Ian O'Riordanhears coach Pat O'Shea remind people the Kerry footballing kingdom wasn't built in a day, nor was it destroyed last Sunday either
IN THE cold light of day the hurt and disappointment that comes with losing an All-Ireland final can sometimes turn to anger. Pat O'Shea showed a little of that yesterday: anger that his team were being judged on one performance and not all that had gone before; anger over criticisms of the "naivety" of their tactics; anger that anyone's future with Kerry would be questioned right now.
That was without going near the other talking points of Sunday's defeat to Tyrone: the ruckus between the teams on the call for half-time that reportedly had resulted in O'Shea being shouldered from the side, and another Kerry official knocked to the ground; that just after the call for full-time one Kerry player was reportedly struck by a Tyrone fan.
O'Shea didn't want to go there, though the Kerry County Board may do so in time. What upset the Kerry manager was the way some perceived Sunday's defeat as a catastrophic setback that somehow undid everything they had achieved over the past decade.
"Look, people will paint it whatever way they want to," said O'Shea, standing proudly in the Burlington Hotel before the lonesome journey home, "I can only talk from what it's like inside in our dressingroom. And it's not about defining careers. It's not about deciding the best team of the decade. It's not about some lads going without ever beating Tyrone. It's not about that.
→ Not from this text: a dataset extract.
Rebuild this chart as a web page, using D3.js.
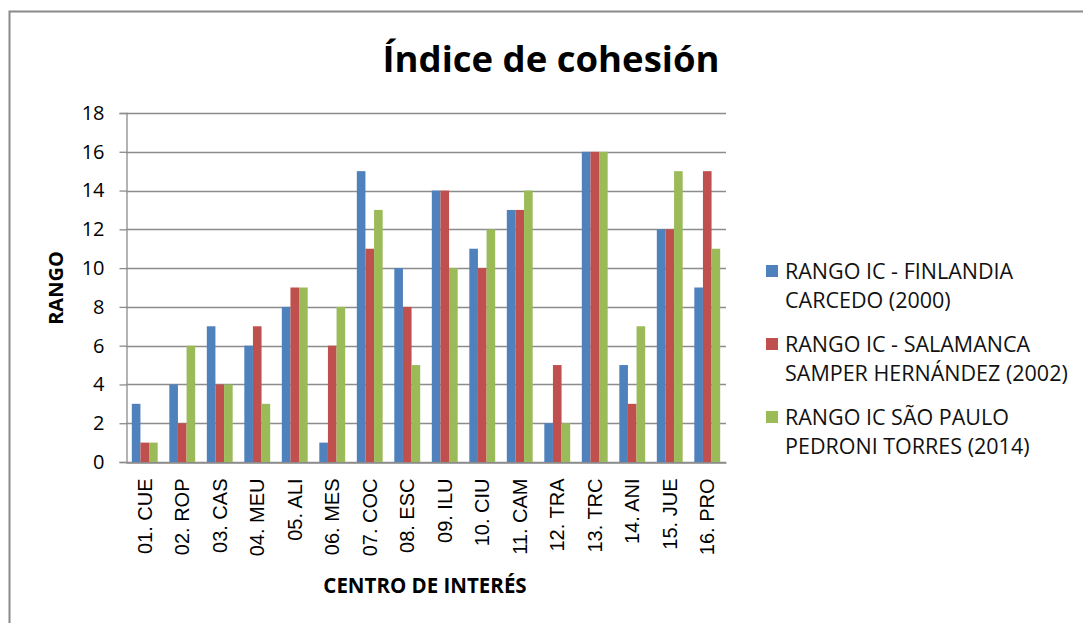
<!DOCTYPE html>
<html>
<head>
<meta charset="utf-8">
<script src="https://cdn.jsdelivr.net/npm/d3@7"></script>
<style>
  body { margin: 0; background: #fff; }
  svg { display: block; }
</style>
</head>
<body>
<div id="chart"></div>
<script>
// Data
const categories = ["01. CUE", "02. ROP", "03. CAS", "04. MEU", "05. ALI", "06. MES", "07. COC", "08. ESC",
  "09. ILU", "10. CIU", "11. CAM", "12. TRA", "13. TRC", "14. ANI", "15. JUE", "16. PRO"];
const finlandia = [3, 4, 7, 6, 8, 1, 15, 10, 14, 11, 13, 2, 16, 5, 12, 9];
const salamanca = [1, 2, 4, 7, 9, 6, 11, 8, 14, 10, 13, 5, 16, 3, 12, 15];
const saoPaulo = [1, 6, 4, 3, 9, 8, 13, 5, 10, 12, 14, 2, 16, 7, 15, 11];
const seriesNames = [
  ["RANGO IC - FINLANDIA", "CARCEDO (2000)"],
  ["RANGO IC - SALAMANCA", "SAMPER HERNÁNDEZ (2002)"],
  ["RANGO IC SÃO PAULO", "PEDRONI TORRES (2014)"]
];
const colors = ["#4F81BD", "#C0504D", "#9BBB59"];
const yTicks = [0, 2, 4, 6, 8, 10, 12, 14, 16, 18];

const W = 1083, H = 623;
const plot = { left: 126, right: 726, top: 113, bottom: 462 };

const svg = d3.select("#chart").append("svg")
  .attr("width", W)
  .attr("height", H);

// outer frame
svg.append("rect")
  .attr("x", 9.5).attr("y", 11.5)
  .attr("width", 1100).attr("height", 700)
  .attr("fill", "#fff")
  .attr("stroke", "#8a8a8a")
  .attr("stroke-width", 2);

const x = d3.scaleBand()
  .domain(categories)
  .range([plot.left, plot.right])
  .paddingInner(0.31)
  .paddingOuter(0.155);

const keys = ["finlandia", "salamanca", "saoPaulo"];
const xs = d3.scaleBand().domain(keys).range([0, x.bandwidth()]);

const y = d3.scaleLinear().domain([0, 18]).range([plot.bottom, plot.top]);

// gridlines
svg.append("g")
  .selectAll("line")
  .data(yTicks)
  .join("line")
  .attr("x1", plot.left).attr("x2", plot.right)
  .attr("y1", d => Math.round(y(d)) + 0.5)
  .attr("y2", d => Math.round(y(d)) + 0.5)
  .attr("stroke", "#8c8c8c")
  .attr("stroke-width", 1.3);

// bars
const rows = categories.map((c, i) => ({
  cat: c,
  finlandia: finlandia[i],
  salamanca: salamanca[i],
  saoPaulo: saoPaulo[i]
}));

svg.append("g")
  .selectAll("g")
  .data(rows)
  .join("g")
  .attr("transform", d => `translate(${x(d.cat)},0)`)
  .selectAll("rect")
  .data(d => keys.map((k, j) => ({ key: k, value: d[k], color: colors[j] })))
  .join("rect")
  .attr("x", d => xs(d.key))
  .attr("width", xs.bandwidth())
  .attr("y", d => y(d.value))
  .attr("height", d => y(0) - y(d.value))
  .attr("fill", d => d.color);

// y axis
const yAxis = svg.append("g")
  .attr("transform", `translate(${plot.left + 0.5},0)`)
  .call(d3.axisLeft(y).tickValues(yTicks).tickSize(7).tickPadding(15));
yAxis.select(".domain").attr("stroke", "#8c8c8c").attr("stroke-width", 1.3);
yAxis.selectAll(".tick line").attr("stroke", "#8c8c8c").attr("stroke-width", 1.3);
yAxis.selectAll("text")
  .attr("font-family", "Open Sans, sans-serif")
  .attr("font-size", 20)
  .attr("fill", "#000");

// x axis
const xAxis = svg.append("g")
  .attr("transform", `translate(0,${Math.round(plot.bottom) + 0.5})`)
  .call(d3.axisBottom(x).tickSize(0).tickPadding(0));
xAxis.select(".domain").attr("stroke", "#8c8c8c").attr("stroke-width", 1.3);
xAxis.selectAll("text")
  .attr("font-family", "Liberation Sans, Arial, sans-serif")
  .attr("font-size", 20)
  .attr("fill", "#000")
  .attr("text-anchor", "end")
  .attr("transform", "rotate(-90)")
  .attr("x", -16)
  .attr("y", 0)
  .attr("dy", "0.36em");

// title
svg.append("text")
  .attr("x", 551).attr("y", 72)
  .attr("text-anchor", "middle")
  .attr("font-family", "Open Sans, sans-serif")
  .attr("font-weight", "bold")
  .attr("font-size", 36.5)
  .attr("fill", "#000")
  .text("Índice de cohesión");

// axis titles
svg.append("text")
  .attr("transform", "translate(63,288) rotate(-90)")
  .attr("text-anchor", "middle")
  .attr("font-family", "Open Sans, sans-serif")
  .attr("font-weight", "bold")
  .attr("font-size", 20)
  .text("RANGO");

svg.append("text")
  .attr("x", 425).attr("y", 593)
  .attr("text-anchor", "middle")
  .attr("font-family", "Open Sans, sans-serif")
  .attr("font-weight", "bold")
  .attr("font-size", 20.5)
  .text("CENTRO DE INTERÉS");

// legend
const legend = svg.append("g")
  .selectAll("g")
  .data(seriesNames)
  .join("g")
  .attr("transform", (d, i) => `translate(766,${271 + i * 73})`);

legend.append("rect")
  .attr("x", 0).attr("y", -6)
  .attr("width", 12).attr("height", 12)
  .attr("fill", (d, i) => colors[i]);

legend.append("text")
  .attr("font-family", "Open Sans, sans-serif")
  .attr("font-size", 21.5)
  .attr("fill", "#111")
  .selectAll("tspan")
  .data(d => d)
  .join("tspan")
  .attr("x", 19)
  .attr("y", (d, i) => i * 29)
  .attr("dy", "0.35em")
  .text(d => d);
</script>
</body>
</html>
"This is an excellent team, excellent players. They've given fantastic service. Last year, people were saying we were playing for 100 years of tradition against Cork. If we lost that final then all the other finals that Kerry played in were going to be erased.
"I mean, that wasn't going to be true. Like whoever won yesterday was going to be recognised as a great team. And whoever lost was still going to be recognised as a great team. And I don't think that has changed."
The devil, he admitted, was in the detail. It wasn't that Kerry did a whole lot wrong. It's just Tyrone did a little more right.
"In post-mortems you always look at the details. If we had put on the socks on a different foot maybe we'd have been able to perform better. If we had stayed in the shower a little bit longer. Sure who's to know?
"It was a great game, an open game, with mistakes made on both sides. What would I have changed? I don't know. Maybe finish the game a bit stronger.
"Sunday was one of those days, because of the magnitude of it, where everything is going to be scrutinised even more. Obviously we wanted to go with the direct ball. We have players on our team capable of making very good decisions with the ball, and do that more often than not. We wanted to try to vary our game as well, maybe carry ball if the opportunity was there. Try to get into better positions to feed our inside line.
"But sometimes the opposition dictates where you're going to kick the ball from, and Tyrone forced us to kick from a little bit further back the field. We wanted to try to get the ball in a little bit earlier anyway, so maybe we could get it over the swarm of blanket defence that might be employed. But the ball just didn't stick inside, whether it was the quality of the ball, or the defenders inside that were able to actually knock ball away."
There was no way Kerry underestimated Tyrone, and that includes their last minute switching of defenders, so that Conor Gormley and Joe McMahon went into the full-back line. O'Shea had always expected the unexpected. "You have to plan for all eventualities. How they came out and set up didn't unduly upset us. We were a point up at half-time. We kicked six wides in the first half. They kicked one. And anytime they passed halfway they seemed to score. From quite difficult positions.
"We still felt we were a little in control, and came out looking for a good start to the second half. Unfortunately it was Tyrone that got it."
Kerry's failure to score for the last quarter of an hour obviously proved fatal. Why that was so is more difficult to say. Tiredness, the burden of chasing three-in-a-row, may have been factors, or maybe other things.
"We've had a very, very exciting year. It culminated yesterday, and from that point of view 2008 is over. Obviously we're exceptionally disappointed with the way it ended. But it's hard though to quantify the exact magnitude of being in five All-Ireland finals in a row, and literally, what that can take out of you.
"This year itself has been turbulent, and in some respects, Sunday's match summed up that year. Got off to a poor enough start. Came back into it. Took control. Went a point clear. And then didn't score for the last 13, 14 minutes. I'm not really sure if it all just caught up with us. It has been a tough year, individually, for some of the lads. And I genuinely think some of the things written in respect of some of the incidents that happened this year were over the top.
"The line was crossed, unfortunately. I've thanked the media for their involvement all year. But there is due respect due to everybody. We have to take responsibility for what we do on the field, and I think everybody else has that onus as well."
Before departing O'Shea was asked the hard question about his own future, and that of some of his players. Although his two-year term with Kerry is up there was no looking beyond that for now.
"Look, that's a question that really shouldn't be asked today. No one should ask a player 24 hours after losing an All-Ireland if they're going to play on or not. Everybody wants to crawl into a corner right now. Take a bit of a break for a couple of weeks, and then come back.
"There are some players, obviously, coming to the end of their careers. And they should be afforded the time to make that decision in their own space, with their own people around them."
They have the space and time for that now. Lots of it.